As of 28 of March, 121,320 Syrian refugees have registered in Iraq. More than 90 per cent are hosted in the Kurdistan Region of Iraq. Most new arrivals are families from Qamishli city, while others come from Hassakeh, Aleppo and Damascus. While refugee camps have been established at Al Qa'im and Dohuk, more than 60 per cent of registered refugees in the Kurdistan Region are being hosted by Iraqi communities or are living in unfinished houses/apartments.

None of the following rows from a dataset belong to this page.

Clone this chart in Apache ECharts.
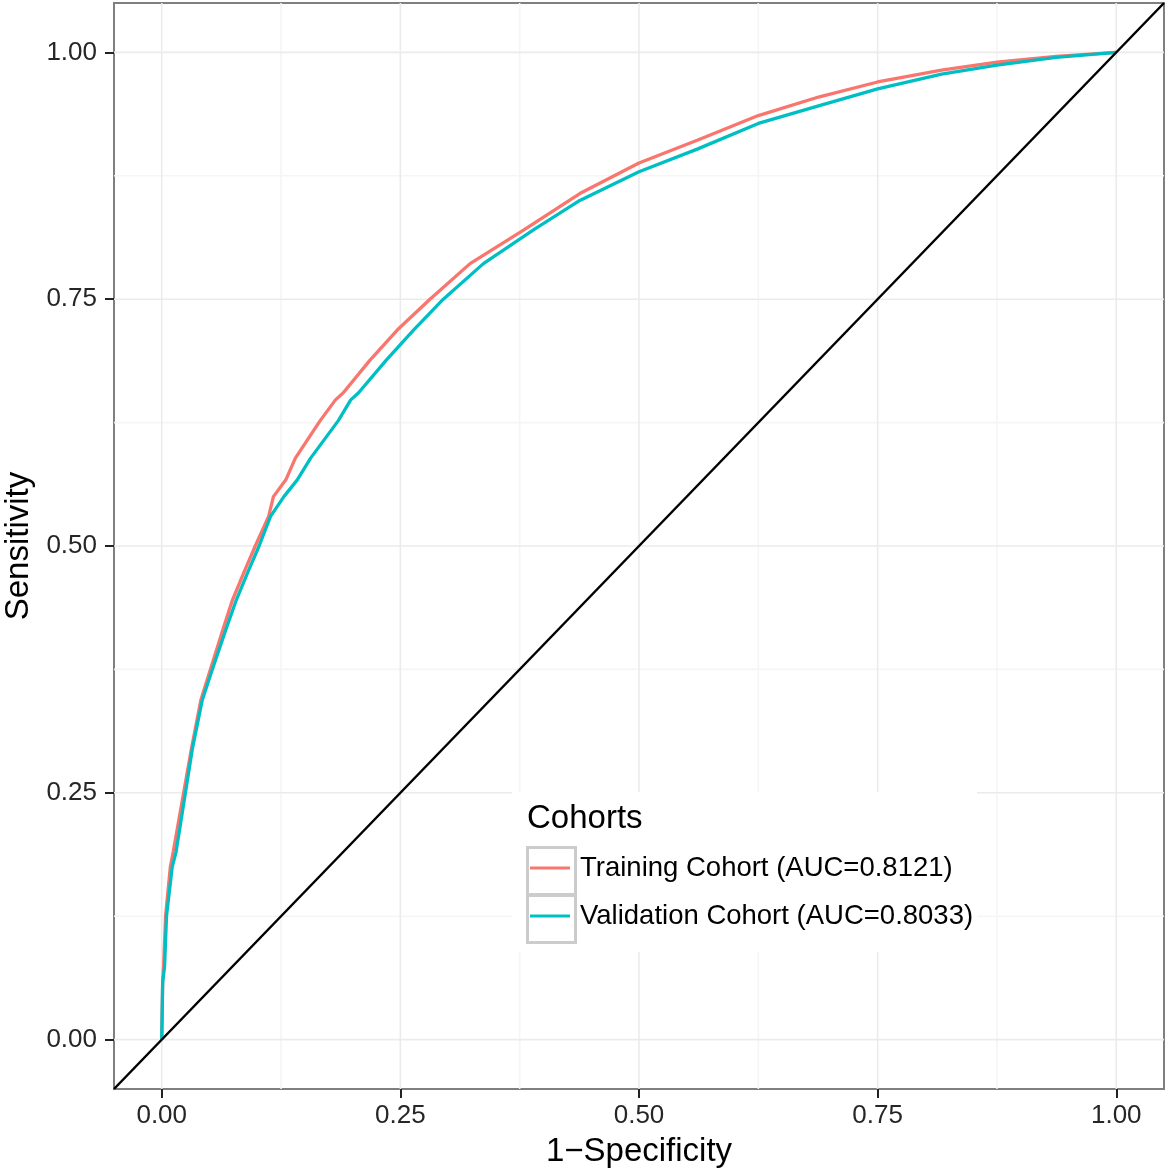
<!DOCTYPE html>
<html>
<head>
<meta charset="utf-8">
<script src="https://cdn.jsdelivr.net/npm/echarts@6/dist/echarts.min.js"></script>
<style>
html,body{margin:0;padding:0;background:#fff;}
#main{width:1166px;height:1171px;}
</style>
</head>
<body>
<div id="main"></div>
<script>
// ROC curves
var trainFpr=[0,0.001,0.002,0.004,0.009,0.012,0.022,0.031,0.041,0.051,0.063,0.074,0.086,0.098,0.112,0.117,0.130,0.140,0.166,0.182,0.190,0.218,0.247,0.281,0.323,0.379,0.438,0.5,0.561,0.625,0.689,0.75,0.817,0.875,0.937,1];
var trainTpr=[0,0.06,0.074,0.125,0.175,0.19,0.245,0.294,0.344,0.375,0.412,0.445,0.473,0.50,0.53,0.55,0.567,0.589,0.627,0.648,0.655,0.688,0.719,0.75,0.786,0.82,0.857,0.888,0.911,0.936,0.955,0.970,0.982,0.990,0.996,1];
var validFpr=[0,0.001,0.003,0.005,0.011,0.015,0.024,0.032,0.0425,0.053,0.066,0.078,0.090,0.102,0.114,0.128,0.142,0.156,0.185,0.198,0.206,0.235,0.264,0.295,0.337,0.389,0.438,0.5,0.561,0.625,0.689,0.75,0.817,0.875,0.937,1];
var validTpr=[0,0.058,0.074,0.125,0.175,0.19,0.245,0.294,0.344,0.375,0.412,0.445,0.473,0.50,0.53,0.55,0.567,0.589,0.627,0.648,0.655,0.688,0.719,0.75,0.786,0.82,0.85,0.879,0.902,0.928,0.946,0.963,0.978,0.987,0.995,1];
var seriesNames=['Training Cohort (AUC=0.8121)','Validation Cohort (AUC=0.8033)'];
var tickValues=[0,0.25,0.5,0.75,1];
var minorValues=[0.125,0.375,0.625,0.875];
var axisRange=[-0.05,1.05];

function pairs(xs,ys){
	var out=[];
	for(var i=0;i<xs.length;i++){out.push([xs[i],ys[i]]);}
	return out;
}

var font='"Liberation Sans", Arial, sans-serif';

// panel grid lines, drawn as plain line series on the axes
var gridSeries=[];
function addGrid(vals,color){
	vals.forEach(function(v){
		gridSeries.push({type:'line',silent:true,symbol:'none',z:1,data:[[v,axisRange[0]],[v,axisRange[1]]],lineStyle:{color:color,width:1.6}});
		gridSeries.push({type:'line',silent:true,symbol:'none',z:1,data:[[axisRange[0],v],[axisRange[1],v]],lineStyle:{color:color,width:1.6}});
	});
}
addGrid(minorValues,'#f5f5f5');
addGrid(tickValues,'#ebebeb');

var myChart=echarts.init(document.getElementById('main'));
var option={
	backgroundColor:'#fff',
	animation:false,
	grid:{
		left:114,right:2,top:3,bottom:82,outerBoundsMode:'none',containLabel:false,
		show:true,borderColor:'#7f7f7f',borderWidth:2,backgroundColor:'#fff'
	},
	xAxis:{
		type:'value',min:axisRange[0],max:axisRange[1],
		name:'1\u2212Specificity',nameLocation:'middle',nameGap:46,
		nameTextStyle:{fontFamily:font,fontSize:33,color:'#000'},
		axisLine:{show:false,onZero:false},
		splitLine:{show:false},
		axisTick:{show:true,customValues:tickValues,length:9,lineStyle:{color:'#222',width:2}},
		axisLabel:{customValues:tickValues,margin:14,fontFamily:font,fontSize:26,color:'#262626',
			formatter:function(v){return v.toFixed(2);}}
	},
	yAxis:{
		type:'value',min:axisRange[0],max:axisRange[1],
		name:'Sensitivity',nameLocation:'middle',nameGap:78,
		nameTextStyle:{fontFamily:font,fontSize:33,color:'#000'},
		axisLine:{show:false,onZero:false},
		splitLine:{show:false},
		axisTick:{show:true,customValues:tickValues,length:9,lineStyle:{color:'#222',width:2}},
		axisLabel:{customValues:tickValues,margin:17,fontFamily:font,fontSize:26,color:'#262626',
			formatter:function(v){return v.toFixed(2);}}
	},
	legend:{
		orient:'vertical',left:530,top:853,padding:0,
		itemWidth:40,itemHeight:3,itemGap:18,icon:'rect',z:10,
		textStyle:{fontFamily:font,fontSize:27.5,color:'#000',lineHeight:30,padding:[0,0,0,5]},
		data:seriesNames
	},
	graphic:[
		{type:'rect',z:5,left:512,top:792,shape:{width:465,height:160},style:{fill:'#fff'}},
		{type:'text',z:10,left:527,top:802,style:{text:'Cohorts',font:'33px '+font,fill:'#000'}},
		{type:'rect',z:9,left:525,top:845,shape:{width:48,height:47},style:{fill:'none',stroke:'#cccccc',lineWidth:3}},
		{type:'rect',z:9,left:525,top:893,shape:{width:48,height:47},style:{fill:'none',stroke:'#cccccc',lineWidth:3}}
	],
	series:gridSeries.concat([
		{
			name:seriesNames[0],type:'line',data:pairs(trainFpr,trainTpr),
			symbol:'none',z:3,lineStyle:{color:'#F8766D',width:3.3},itemStyle:{color:'#F8766D'}
		},
		{
			name:seriesNames[1],type:'line',data:pairs(validFpr,validTpr),
			symbol:'none',z:4,lineStyle:{color:'#00BFC4',width:3.3},itemStyle:{color:'#00BFC4'}
		},
		{
			name:'diag',type:'line',data:pairs(axisRange,axisRange),
			symbol:'none',z:4,lineStyle:{color:'#000',width:2.5}
		}
	])
};
myChart.setOption(option);
</script>
</body>
</html>
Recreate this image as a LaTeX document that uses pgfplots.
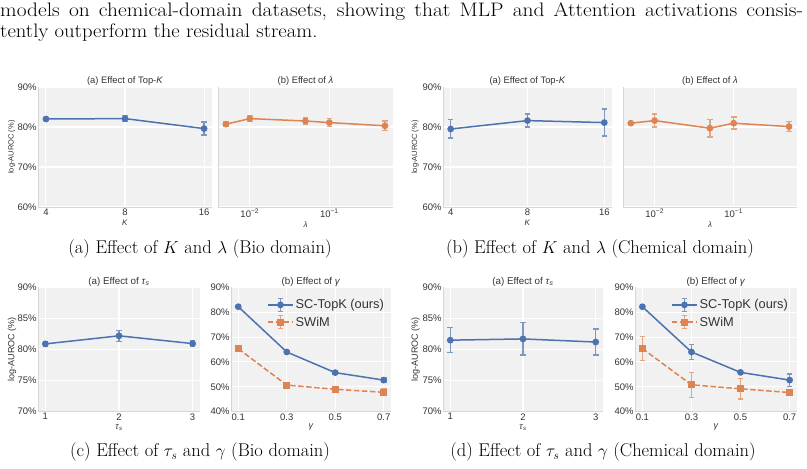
\documentclass[border=0pt]{standalone}
\usepackage{fontspec}
\newfontfamily\plotfont{Liberation Sans}
\usepackage{graphicx}
\usepackage{pgfplots}
\pgfplotsset{compat=1.18}

\definecolor{bluec}{HTML}{4C72B0}
\definecolor{orangec}{HTML}{DD8452}
\definecolor{bgc}{HTML}{F1F1F1}
\definecolor{spinec}{HTML}{D6D6D6}
\definecolor{tickc}{HTML}{333333}
\definecolor{errblue}{HTML}{7E98C3}
\definecolor{errorange}{HTML}{E3A582}

\pgfplotsset{
  sb/.style={
    scale only axis,
    clip=false,
    axis background/.style={fill=bgc},
    grid=major,
    major grid style={white, line width=1.1pt},
    axis x line*=bottom, axis y line*=left,
    axis line style={-, spinec, line width=0.8pt},
    major tick length=0pt, minor tick length=0pt,
    tick style={draw=none},
    every tick label/.append style={font=\plotfont\fontsize{9.5}{11}\selectfont, text=tickc},
    yticklabel style={inner sep=1.2pt},
    xticklabel style={inner sep=1.5pt},
    every axis title/.style={font=\plotfont\fontsize{9.4}{11}\selectfont, text=tickc, at={(axis description cs:0.5,1)}, anchor=center, yshift=6pt},
    every axis y label/.style={at={(axis description cs:0,0.5)}, rotate=90, anchor=center, font=\plotfont\fontsize{7.5}{8}\selectfont, text=tickc},
    every axis x label/.style={at={(axis description cs:0.5,0)}, anchor=center, font=\plotfont\fontsize{8}{9}\selectfont, text=tickc, yshift=-16pt},
  },
  bot/.style={
    every axis title/.style={font=\plotfont\fontsize{9.8}{11}\selectfont, text=tickc, at={(axis description cs:0.5,1)}, anchor=center, yshift=5.6pt},
    every axis x label/.style={at={(axis description cs:0.5,0)}, anchor=center, font=\plotfont\fontsize{9}{10}\selectfont, text=tickc, yshift=-15.5pt},
  },
  sc/.style={bluec, solid, line width=1.5pt, mark=*, mark size=2.6pt,
    mark options={solid, fill=bluec, draw=bluec},
    error bars/y dir=both, error bars/y explicit,
    error bars/error bar style={errblue, line width=1.4pt, solid},
    error bars/error mark options={rotate=90, errblue, line width=1.4pt, mark size=2.8pt, solid}},
  oc/.style={orangec, solid, line width=1.5pt, mark=*, mark size=2.6pt,
    mark options={solid, fill=orangec, draw=orangec},
    error bars/y dir=both, error bars/y explicit,
    error bars/error bar style={errorange, line width=1.4pt, solid},
    error bars/error mark options={rotate=90, errorange, line width=1.4pt, mark size=2.8pt, solid}},
  sw/.style={orangec, line width=1.5pt, dash pattern=on 5.5pt off 2.5pt, mark=square*, mark size=2.7pt,
    mark options={solid, fill=orangec, draw=orangec},
    error bars/y dir=both, error bars/y explicit,
    error bars/error bar style={errorange, line width=1.4pt, solid},
    error bars/error mark options={rotate=90, errorange, line width=1.4pt, mark size=2.8pt, solid}},
  sclegend/.style={legend image code/.code={
    \draw[errblue, line width=1.4pt, solid] (12.5pt,-6.5pt) -- (12.5pt,6.5pt) (9.7pt,-6.5pt) -- (15.3pt,-6.5pt) (9.7pt,6.5pt) -- (15.3pt,6.5pt);
    \draw[mark repeat=2, mark phase=2, ##1] plot coordinates {(0pt,0pt) (12.5pt,0pt) (25pt,0pt)};}},
  swlegend/.style={legend image code/.code={
    \draw[errorange, line width=1.4pt, solid] (12.5pt,-6.5pt) -- (12.5pt,6.5pt) (9.7pt,-6.5pt) -- (15.3pt,-6.5pt) (9.7pt,6.5pt) -- (15.3pt,6.5pt);
    \draw[mark repeat=2, mark phase=2, ##1] plot coordinates {(0pt,0pt) (12.5pt,0pt) (25pt,0pt)};}},
  leg/.style={legend cell align=left,
    legend style={draw=none, fill=none, at={(axis description cs:0,1)}, anchor=north west,
      xshift=36pt, yshift=-10pt, font=\plotfont\fontsize{12.8}{14}\selectfont, text=tickc,
      inner sep=0pt, row sep=2.5pt, /tikz/every even column/.style={column sep=8.5pt}}},
}

\newcommand{\capfont}{\fontsize{18.5}{22}\selectfont}
\newcommand{\bodyfont}{\fontsize{19.5}{23}\selectfont}

\begin{document}
\begin{tikzpicture}
\path[use as bounding box] (0pt,0pt) rectangle (807pt,469pt);

% body text
\node[anchor=base west, inner sep=0pt] at (0pt,452pt) {\bodyfont\scalebox{1.10}[1]{\makebox[730pt][s]{models on chemical-domain datasets, showing that MLP and Attention activations consis-}}};
\node[anchor=base west, inner sep=0pt] at (0pt,431pt) {\bodyfont\scalebox{1.06}[1]{tently outperform the residual stream.}};

% ===== (a) Bio: Top-K =====
\begin{axis}[sb, at={(38pt,262pt)}, anchor=south west, width=174pt, height=120pt,
  xmode=log, log basis x=2, xmin=3.732, xmax=17.148, xtick={4,8,16}, xticklabels={4,8,16},
  ymin=60, ymax=90, ytick={60,70,80,90}, yticklabels={60\%,70\%,80\%,90\%},
  title={(a) Effect of Top-\textit{K}}, xlabel={\textit{K}}, ylabel={log-AUROC (\%)},
  ylabel style={at={(axis description cs:-0.151,0.5)}}]
\addplot[sc] coordinates {(4,82.0) +- (0,0.3) (8,82.1) +- (0,0.8) (16,79.6) +- (0,1.6)};
\end{axis}

% ===== (a) Bio: lambda =====
\begin{axis}[sb, at={(218pt,262pt)}, anchor=south west, width=175pt, height=120pt,
  xmode=log, xmin=0.003981, xmax=0.631, xtick={0.01,0.1}, xticklabels={10\textsuperscript{−2},10\textsuperscript{−1}},
  ymin=60, ymax=90, ytick={60,70,80,90}, yticklabels={},
  title={(b) Effect of \textit{λ}}, xlabel={\textit{λ}}, xlabel style={yshift=-2pt}]
\addplot[oc] coordinates {(0.005,80.7) +- (0,0.5) (0.01,82.1) +- (0,0.8) (0.05,81.5) +- (0,0.75) (0.1,81.1) +- (0,1.0) (0.5,80.3) +- (0,1.2)};
\end{axis}

% ===== (b) Chem: Top-K =====
\begin{axis}[sb, at={(443pt,262pt)}, anchor=south west, width=169pt, height=120pt,
  xmode=log, log basis x=2, xmin=3.732, xmax=17.148, xtick={4,8,16}, xticklabels={4,8,16},
  ymin=60, ymax=90, ytick={60,70,80,90}, yticklabels={60\%,70\%,80\%,90\%},
  title={(a) Effect of Top-\textit{K}}, xlabel={\textit{K}}, ylabel={log-AUROC (\%)},
  ylabel style={at={(axis description cs:-0.164,0.5)}}]
\addplot[sc] coordinates {(4,79.5) +- (0,2.3) (8,81.6) +- (0,1.6) (16,81.1) +- (0,3.35)};
\end{axis}

% ===== (b) Chem: lambda =====
\begin{axis}[sb, at={(623pt,262pt)}, anchor=south west, width=174pt, height=120pt,
  xmode=log, xmin=0.003981, xmax=0.631, xtick={0.01,0.1}, xticklabels={10\textsuperscript{−2},10\textsuperscript{−1}},
  ymin=60, ymax=90, ytick={60,70,80,90}, yticklabels={},
  title={(b) Effect of \textit{λ}}, xlabel={\textit{λ}}, xlabel style={yshift=-2pt}]
\addplot[oc] coordinates {(0.005,80.95) +- (0,0.2) (0.01,81.6) +- (0,1.6) (0.05,79.7) +- (0,2.2) (0.1,80.95) +- (0,1.5) (0.5,80.1) +- (0,1.2)};
\end{axis}

% ===== (c) Bio: tau =====
\begin{axis}[sb, bot, at={(38pt,57.3pt)}, anchor=south west, width=162pt, height=124.4pt,
  xmin=0.9, xmax=3.1, xtick={1,2,3}, xticklabels={1,2,3},
  ymin=70, ymax=90, ytick={70,75,80,85,90}, yticklabels={70\%,75\%,80\%,85\%,90\%},
  title={(a) Effect of \textit{τ}\textsubscript{\textit{s}}},
  xlabel={\textit{τ}\textsubscript{\textit{s}}}, ylabel={log-AUROC (\%)},
  ylabel style={at={(axis description cs:-0.1605,0.5)}, font=\plotfont\fontsize{9}{10}\selectfont}]
\addplot[sc] coordinates {(1,80.9) +- (0,0.35) (2,82.2) +- (0,0.9) (3,80.95) +- (0,0.45)};
\end{axis}

% ===== (c) Bio: gamma =====
\begin{axis}[sb, bot, leg, at={(231pt,57.3pt)}, anchor=south west, width=160pt, height=124.4pt,
  xmin=0.07, xmax=0.73, xtick={0.1,0.3,0.5,0.7}, xticklabels={0.1,0.3,0.5,0.7},
  ymin=40, ymax=90, ytick={40,50,60,70,80,90}, yticklabels={40\%,50\%,60\%,70\%,80\%,90\%},
  title={(b) Effect of \textit{γ}}, xlabel={\textit{γ}}]
\addplot[sc, sclegend] coordinates {(0.1,82.2) +- (0,0.4) (0.3,64.0) +- (0,0.6) (0.5,55.7) +- (0,0.6) (0.7,52.7) +- (0,0.8)};
\addlegendentry{SC-TopK (ours)}
\addplot[sw, swlegend] coordinates {(0.1,65.3) +- (0,0.6) (0.3,50.7) +- (0,0.8) (0.5,49.0) +- (0,0.7) (0.7,47.8) +- (0,1.3)};
\addlegendentry{SWiM}
\end{axis}

% ===== (d) Chem: tau =====
\begin{axis}[sb, bot, at={(443pt,57.3pt)}, anchor=south west, width=160pt, height=124.4pt,
  xmin=0.9, xmax=3.1, xtick={1,2,3}, xticklabels={1,2,3},
  ymin=70, ymax=90, ytick={70,75,80,85,90}, yticklabels={70\%,75\%,80\%,85\%,90\%},
  title={(a) Effect of \textit{τ}\textsubscript{\textit{s}}},
  xlabel={\textit{τ}\textsubscript{\textit{s}}}, ylabel={log-AUROC (\%)},
  ylabel style={at={(axis description cs:-0.172,0.5)}, font=\plotfont\fontsize{9}{10}\selectfont}]
\addplot[sc] coordinates {(1,81.5) +- (0,2.0) (2,81.7) +- (0,2.6) (3,81.2) +- (0,2.1)};
\end{axis}

% ===== (d) Chem: gamma =====
\begin{axis}[sb, bot, leg, at={(635pt,57.3pt)}, anchor=south west, width=162pt, height=124.4pt,
  xmin=0.07, xmax=0.73, xtick={0.1,0.3,0.5,0.7}, xticklabels={0.1,0.3,0.5,0.7},
  ymin=40, ymax=90, ytick={40,50,60,70,80,90}, yticklabels={40\%,50\%,60\%,70\%,80\%,90\%},
  title={(b) Effect of \textit{γ}}, xlabel={\textit{γ}}]
\addplot[sc, sclegend] coordinates {(0.1,82.2) +- (0,0.4) (0.3,64.0) +- (0,2.9) (0.5,55.8) +- (0,0.4) (0.7,52.7) +- (0,2.5)};
\addlegendentry{SC-TopK (ours)}
\addplot[sw, swlegend] coordinates {(0.1,65.4) +- (0,4.8) (0.3,50.8) +- (0,5.0) (0.5,49.2) +- (0,4.1) (0.7,47.7) +- (0,0.6)};
\addlegendentry{SWiM}
\end{axis}

% sub-captions
\node[anchor=base, inner sep=0pt] at (200pt,215pt) {\capfont (a) Effect of $K$ and $\lambda$ (Bio domain)};
\node[anchor=base, inner sep=0pt] at (600pt,215pt) {\capfont (b) Effect of $K$ and $\lambda$ (Chemical domain)};
\node[anchor=base, inner sep=0pt] at (200pt,12pt) {\capfont (c) Effect of $\tau_s$ and $\gamma$ (Bio domain)};
\node[anchor=base, inner sep=0pt] at (603pt,12pt) {\capfont (d) Effect of $\tau_s$ and $\gamma$ (Chemical domain)};
\end{tikzpicture}
\end{document}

UNHCR has a permanent presence at both Domiz and Al Qa'im. Together with partners and the Government, we are responding to the needs of urban refugees and those living in the camps through support to the reception and registration mechanisms, distribution of emergency shelter and essential life sustaining items such as blankets, mattresses, and kitchen sets, and help for people to access education, health, and other activities. During 2012 almost 5,000 kits with core relief items were distributed to some 7,500 Syrian refugees in Domiz and Al Qa'im refugee camps. Last winter UNHCR, partner agencies and the Government distributed some 25,000 thermal blankets in addition to heaters, kerosene and quilts as part of winter aid.

Elsewhere in the region the flight of refugees from Syria is continuing. As of 28 March 1,217,782 Syrians had been registered or are awaiting registration in the region. Registration is a key tool through which refugees are identified, protected and assisted, and UNHCR has introduced extraordinary measures to expand registration capacities. These have included the establishment of new registration centres, double shifts, and emergency procedures, resulting in a significant reduction of the waiting period.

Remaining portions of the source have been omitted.